Pour être honnête, ce ne sont pas uniquement les fusions orchestrées par les autorités monétaires qui se sont révélées catastrophiques. L’acquisition d’ABN Amro après une bataille d’enchères gagnée (si l’on peut dire) par la Royal Bank of Scotland contre Barclay’s l’a été à un tel prix que la crise a fait imploser le bilan de la RBS, la précipitant dans le giron de la Couronne britannique. On ne peut que souhaiter qu’il n’en aille pas de même avec l’acquisition à venir de Fortis par BNP-Paribas.

En sens inverse, Barclay’s Bank, la vénérable institution britannique qui perdit la bataille pour ABN-Amro a de quoi se consoler. Immédiatement après la faillite de Lehman Brothers, faillite qu’on considère aujourd’hui comme une erreur aux conséquences colossalement négatives, Barclay’s a racheté l’essentiel des actifs de Lehman pour une bouchée de pain, ce qui lui a donné le droit de choisir parmi les équipes de la banque d’affaires ceux des collaborateurs qui lui convenaient. Résultat: au 4e trimestre, les bénéfices de Barclay’s sont dus à une plus-value de 20 milliards de dollars sur les actifs de Lehman. Plus-value ahurissante quand on sait qu’elle a été calculée sur des valeurs de marché particulièrement déprimées, et qu’on peut donc imaginer qu’il y en aura d’autres quand le marché, un jour se redressera.

Ce qui indiquerait que la vente des dépouilles de Lehman à Barclay’s a été aussi mal gérée que sa faillite. Et qui nous ramène au début de l’article, en démontrant la difficulté pour une administration gouvernementale de gérer « en bon père de famille », ce qui est la culture des entreprises et des marchés, mais pas du tout de l’Administration. La France a bien connu cette difficulté et ses nombreuses conséquences douloureuses pour le contribuable, comme l’affaire du Crédit Lyonnais, et tout indique que l’avenir nous réservera le même lot de coûteuses déconvenues.

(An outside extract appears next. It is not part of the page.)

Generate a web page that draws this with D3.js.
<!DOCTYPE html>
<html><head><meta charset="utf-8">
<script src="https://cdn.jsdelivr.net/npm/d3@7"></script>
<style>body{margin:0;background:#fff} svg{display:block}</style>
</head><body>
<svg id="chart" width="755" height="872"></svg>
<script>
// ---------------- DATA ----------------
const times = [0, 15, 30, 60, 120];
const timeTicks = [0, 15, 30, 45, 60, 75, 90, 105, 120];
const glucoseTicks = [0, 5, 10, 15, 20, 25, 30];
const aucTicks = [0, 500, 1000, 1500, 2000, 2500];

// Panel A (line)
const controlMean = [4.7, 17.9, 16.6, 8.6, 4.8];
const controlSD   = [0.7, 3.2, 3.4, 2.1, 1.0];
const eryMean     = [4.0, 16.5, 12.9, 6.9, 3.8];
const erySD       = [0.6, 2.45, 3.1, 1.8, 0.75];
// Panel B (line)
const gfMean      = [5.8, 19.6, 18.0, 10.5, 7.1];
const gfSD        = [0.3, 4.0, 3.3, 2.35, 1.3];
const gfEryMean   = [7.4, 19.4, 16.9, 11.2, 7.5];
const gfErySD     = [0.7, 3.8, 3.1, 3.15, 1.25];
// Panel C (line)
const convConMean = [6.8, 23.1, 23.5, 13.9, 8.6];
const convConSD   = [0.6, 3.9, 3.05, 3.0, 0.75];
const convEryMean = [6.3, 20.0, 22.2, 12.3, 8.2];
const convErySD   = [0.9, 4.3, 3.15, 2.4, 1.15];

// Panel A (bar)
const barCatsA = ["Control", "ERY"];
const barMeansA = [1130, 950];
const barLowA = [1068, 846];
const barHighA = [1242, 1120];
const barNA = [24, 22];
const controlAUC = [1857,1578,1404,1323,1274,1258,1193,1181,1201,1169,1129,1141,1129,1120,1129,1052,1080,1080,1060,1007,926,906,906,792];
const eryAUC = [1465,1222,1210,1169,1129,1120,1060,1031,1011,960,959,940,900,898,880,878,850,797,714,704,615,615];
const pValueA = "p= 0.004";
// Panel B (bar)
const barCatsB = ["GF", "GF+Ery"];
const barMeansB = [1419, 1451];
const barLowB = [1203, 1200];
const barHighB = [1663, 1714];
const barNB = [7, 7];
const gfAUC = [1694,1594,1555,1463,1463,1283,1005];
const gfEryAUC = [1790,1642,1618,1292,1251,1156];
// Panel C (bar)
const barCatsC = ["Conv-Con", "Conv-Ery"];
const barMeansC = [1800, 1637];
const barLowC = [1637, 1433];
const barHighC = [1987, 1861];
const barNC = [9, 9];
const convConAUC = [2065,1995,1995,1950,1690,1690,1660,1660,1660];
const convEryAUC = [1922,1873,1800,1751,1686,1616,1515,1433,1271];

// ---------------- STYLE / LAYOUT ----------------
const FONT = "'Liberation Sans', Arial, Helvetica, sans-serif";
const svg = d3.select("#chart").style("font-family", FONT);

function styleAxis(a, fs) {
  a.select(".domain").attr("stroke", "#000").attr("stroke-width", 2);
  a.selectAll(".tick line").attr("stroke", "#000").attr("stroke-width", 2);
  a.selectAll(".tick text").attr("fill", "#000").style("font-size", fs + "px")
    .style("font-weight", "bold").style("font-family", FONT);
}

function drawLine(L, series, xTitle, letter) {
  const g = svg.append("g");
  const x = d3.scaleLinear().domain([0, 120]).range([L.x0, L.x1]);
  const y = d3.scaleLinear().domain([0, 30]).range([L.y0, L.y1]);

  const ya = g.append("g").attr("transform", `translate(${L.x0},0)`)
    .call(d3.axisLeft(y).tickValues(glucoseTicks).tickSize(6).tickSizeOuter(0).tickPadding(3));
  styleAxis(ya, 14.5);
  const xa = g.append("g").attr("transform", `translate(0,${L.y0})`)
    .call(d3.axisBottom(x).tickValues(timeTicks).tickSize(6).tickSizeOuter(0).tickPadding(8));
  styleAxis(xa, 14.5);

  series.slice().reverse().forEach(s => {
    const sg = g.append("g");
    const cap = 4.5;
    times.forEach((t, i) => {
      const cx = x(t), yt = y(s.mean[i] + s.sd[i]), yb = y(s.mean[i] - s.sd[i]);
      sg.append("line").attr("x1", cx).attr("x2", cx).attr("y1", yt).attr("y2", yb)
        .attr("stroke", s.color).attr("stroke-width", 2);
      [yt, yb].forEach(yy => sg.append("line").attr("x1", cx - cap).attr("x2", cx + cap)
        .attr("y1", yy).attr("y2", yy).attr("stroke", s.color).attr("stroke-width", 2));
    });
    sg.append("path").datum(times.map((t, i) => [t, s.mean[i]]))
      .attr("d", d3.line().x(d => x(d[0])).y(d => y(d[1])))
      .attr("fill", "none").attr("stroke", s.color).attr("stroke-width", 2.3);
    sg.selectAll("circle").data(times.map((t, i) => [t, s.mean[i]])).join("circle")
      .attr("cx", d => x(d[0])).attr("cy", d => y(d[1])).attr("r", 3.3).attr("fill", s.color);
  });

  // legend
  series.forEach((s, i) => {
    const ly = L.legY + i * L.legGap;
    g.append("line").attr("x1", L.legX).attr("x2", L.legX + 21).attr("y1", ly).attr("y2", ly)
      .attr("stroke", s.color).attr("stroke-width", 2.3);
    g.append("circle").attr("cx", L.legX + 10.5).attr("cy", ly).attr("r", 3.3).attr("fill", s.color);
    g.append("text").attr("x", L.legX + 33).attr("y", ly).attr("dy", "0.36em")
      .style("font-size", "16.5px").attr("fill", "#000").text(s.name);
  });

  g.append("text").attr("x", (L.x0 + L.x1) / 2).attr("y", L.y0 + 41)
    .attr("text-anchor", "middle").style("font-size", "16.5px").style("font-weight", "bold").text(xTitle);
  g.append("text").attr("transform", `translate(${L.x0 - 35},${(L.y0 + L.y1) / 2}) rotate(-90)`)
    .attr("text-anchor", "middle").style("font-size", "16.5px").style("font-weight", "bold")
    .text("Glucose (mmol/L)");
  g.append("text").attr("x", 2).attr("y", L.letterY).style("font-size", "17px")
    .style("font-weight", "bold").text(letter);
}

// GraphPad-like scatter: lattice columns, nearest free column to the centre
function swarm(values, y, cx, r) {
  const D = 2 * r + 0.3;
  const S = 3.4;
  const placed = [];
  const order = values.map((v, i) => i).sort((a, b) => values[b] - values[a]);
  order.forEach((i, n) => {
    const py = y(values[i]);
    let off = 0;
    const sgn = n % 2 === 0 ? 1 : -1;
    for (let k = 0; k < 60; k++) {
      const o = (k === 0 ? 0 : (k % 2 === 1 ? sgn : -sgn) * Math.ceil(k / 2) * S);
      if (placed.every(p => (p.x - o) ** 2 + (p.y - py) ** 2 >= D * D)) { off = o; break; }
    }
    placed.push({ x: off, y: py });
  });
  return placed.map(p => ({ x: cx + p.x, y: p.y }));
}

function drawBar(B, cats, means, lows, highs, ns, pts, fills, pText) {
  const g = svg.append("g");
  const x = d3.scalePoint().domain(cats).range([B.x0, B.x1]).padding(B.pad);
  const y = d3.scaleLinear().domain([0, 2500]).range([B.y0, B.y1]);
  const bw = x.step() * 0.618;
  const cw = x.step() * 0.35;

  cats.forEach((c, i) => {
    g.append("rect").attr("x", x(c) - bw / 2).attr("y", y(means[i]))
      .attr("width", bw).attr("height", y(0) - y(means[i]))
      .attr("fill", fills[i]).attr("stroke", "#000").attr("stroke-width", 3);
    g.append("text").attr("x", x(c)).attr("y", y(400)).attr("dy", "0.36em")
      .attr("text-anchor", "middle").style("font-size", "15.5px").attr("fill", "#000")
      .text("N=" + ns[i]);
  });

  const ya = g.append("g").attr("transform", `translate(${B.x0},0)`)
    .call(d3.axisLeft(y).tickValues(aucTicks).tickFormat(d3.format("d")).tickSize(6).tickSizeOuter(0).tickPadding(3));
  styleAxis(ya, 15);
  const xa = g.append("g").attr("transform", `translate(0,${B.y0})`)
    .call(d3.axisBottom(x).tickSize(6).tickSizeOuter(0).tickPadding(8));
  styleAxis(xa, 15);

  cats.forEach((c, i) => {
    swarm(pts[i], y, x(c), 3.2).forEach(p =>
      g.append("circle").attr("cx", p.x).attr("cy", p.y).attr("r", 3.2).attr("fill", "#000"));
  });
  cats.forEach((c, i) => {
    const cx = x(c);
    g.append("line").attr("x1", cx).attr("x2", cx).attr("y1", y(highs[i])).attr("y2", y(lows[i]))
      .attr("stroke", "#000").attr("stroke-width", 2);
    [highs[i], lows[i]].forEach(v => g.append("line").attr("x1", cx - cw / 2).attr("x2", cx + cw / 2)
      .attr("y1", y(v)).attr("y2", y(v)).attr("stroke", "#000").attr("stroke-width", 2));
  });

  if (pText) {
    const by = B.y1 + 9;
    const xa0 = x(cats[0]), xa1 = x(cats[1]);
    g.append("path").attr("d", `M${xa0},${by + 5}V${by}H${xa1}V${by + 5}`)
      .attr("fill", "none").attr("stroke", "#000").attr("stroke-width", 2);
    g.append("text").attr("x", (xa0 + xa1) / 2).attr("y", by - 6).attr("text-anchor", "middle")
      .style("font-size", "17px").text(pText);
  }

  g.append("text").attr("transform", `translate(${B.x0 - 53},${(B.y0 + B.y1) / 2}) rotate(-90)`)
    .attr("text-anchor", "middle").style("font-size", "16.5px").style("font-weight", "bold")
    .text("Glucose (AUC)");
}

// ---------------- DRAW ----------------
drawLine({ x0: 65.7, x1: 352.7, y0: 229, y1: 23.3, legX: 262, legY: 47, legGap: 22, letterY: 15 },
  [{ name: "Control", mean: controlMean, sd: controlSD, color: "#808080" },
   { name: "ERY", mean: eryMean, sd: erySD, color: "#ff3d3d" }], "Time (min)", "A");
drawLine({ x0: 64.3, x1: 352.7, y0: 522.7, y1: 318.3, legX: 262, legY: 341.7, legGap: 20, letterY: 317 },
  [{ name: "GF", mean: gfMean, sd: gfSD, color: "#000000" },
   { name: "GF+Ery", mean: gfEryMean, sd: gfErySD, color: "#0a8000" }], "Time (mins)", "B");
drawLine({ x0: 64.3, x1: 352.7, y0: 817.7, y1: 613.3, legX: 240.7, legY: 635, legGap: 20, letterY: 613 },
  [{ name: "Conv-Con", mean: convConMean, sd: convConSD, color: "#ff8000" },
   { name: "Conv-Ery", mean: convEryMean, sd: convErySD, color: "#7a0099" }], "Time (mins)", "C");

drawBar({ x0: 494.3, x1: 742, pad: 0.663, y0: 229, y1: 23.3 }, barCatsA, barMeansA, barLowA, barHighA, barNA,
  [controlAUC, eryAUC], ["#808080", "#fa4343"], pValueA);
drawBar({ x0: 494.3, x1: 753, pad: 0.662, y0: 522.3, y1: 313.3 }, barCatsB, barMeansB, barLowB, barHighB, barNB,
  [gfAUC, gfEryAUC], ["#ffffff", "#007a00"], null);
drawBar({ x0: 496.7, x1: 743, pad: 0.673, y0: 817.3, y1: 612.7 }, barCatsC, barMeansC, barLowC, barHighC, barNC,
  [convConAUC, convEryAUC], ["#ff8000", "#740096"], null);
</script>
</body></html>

Il y a à cette situation un curieux paradoxe. Les banques, nous dit-on, ont accru leur capacité de prêter grâce à leur capacité à revendre leurs crédits à d’autres après les avoir faits. C’est ce qu’on appelle la titrisation. Les prêts « douteux » des subprimes américains ont ainsi été revendus de par le monde. Et c’est l’assèchement de ce marché de la titrisation qui a empêché les banques de continuer à prêter puisque le mécanisme de revente état en panne.

Maintenant, on nous dit que les Etats, à commencer par l’Etat américain, vont forger une solution pour décharger les bilans bancaires de 3000 milliards de crédits douteux, moyennant quoi tout rentrera dans l’ordre sur le plan -certes critique, mais pas unique- de la capacité du système bancaire à financer l’économie mondiale.

C’est du grand n’importe quoi. La réalité, c’est que la banques ont, par des mécanismes nouveaux et créatifs, comme la titrisation et les CDS, prêté beaucoup plus que ce que leurs fonds propres eussent dû permettre en conservant des ratios prudentiels suffisants. Ratios dont la mise en place remonte à la crise des années 30, intervenue exactement pour cette raison. Nous sommes donc dans un schéma de « bis repetita » sous une forme et avec des moyens modernisés.

A partir de là, il n’est pas sorcier de conclure que:

soit

(1) on accepte que, pour que tout revienne comme un avant jugé a posteriori idyllique, on nettoie les bilans des banques, et elles recommencent à prêter « comme avant », ce qui veut dire qu’il y aura une même incapacité de leur part à faire face à une phase de ralentissement cyclique de l’économie. Bon appétit aux amateurs!

soit

(2) on nettoie le bilan des banques, et on les astreint, à travers une régulation plus restrictive, à ne plus prêter au delà de ce que leurs ratios prudentiels et donc leurs fonds propres permettent pour garder une marge de sécurité et de stabilité suffisantes, et alors il faut bien savoir que, leur capacité à prêter se trouvant fort réduite, il va bien falloir que l’économie mondiale se contracte pour s’adapter. Une gigantesque gueule de bois après la beuverie!

soit

(3) on augmente massivement les fonds propres des banques pour combiner prudence et volume. Mais d’où viendrait l’argent, et comment le rémunérer à la satisfaction des actionnaires? Sans compter qu’une telle ponction, de l’ordre de 1000 milliards de dollars, ne serait pas sans conséquence sur la capacité des États à financer leur gigantesques déficits publics, et provoquerait une hausse des taux d’intêrets, et une autre phase de ralentissement économique. Brrrr!

(4) les banques redeviennent les simples machines à distribuer du crédit qu’elle étaient devenues avant la crise, comme des agences de voyage qui distribuent des voyages. Le risque serait alors porté « ailleurs ». Pour le moment, cet « ailleurs » n’a qu’un seul nom: la signature des États. Mais on sait les États mauvais gestionnaires, et les banques mal inspirées quand ce ne sont pas elles qui payent pour leurs imprudences. Joyeuse perspective!

Au moment de conclure, les nouvelles de la Bourse d’hier. La seule « fuite » d’un memo interne du président de Citigroup, indiquant que la banque a été très rentable en janvier-février, a suffi à ce que les marchés mondiaux montent de 5-6%, montrant à quel point le rêve de tous est de revenir à un « avant ». On peut également méditer sur la désespérance et l’inconséquence d’une hausse de 5% des grandes bourses mondiales sur la base de la fuite d’un seule memo d’une seule banque portant sur deux seuls mois. C’est ce qu’on appelle du levier!

C’est dire si l’on est loin d’avoir trouvé la moindre solution. Dormez bien, braves gens, et, demain, en vous levant, n’oubliez pas de vous préparer à beaucoup consommer pour participer à redresser l’économie mondiale, puisqu’on vous assure -si, si, vraiment!- que tout va bien.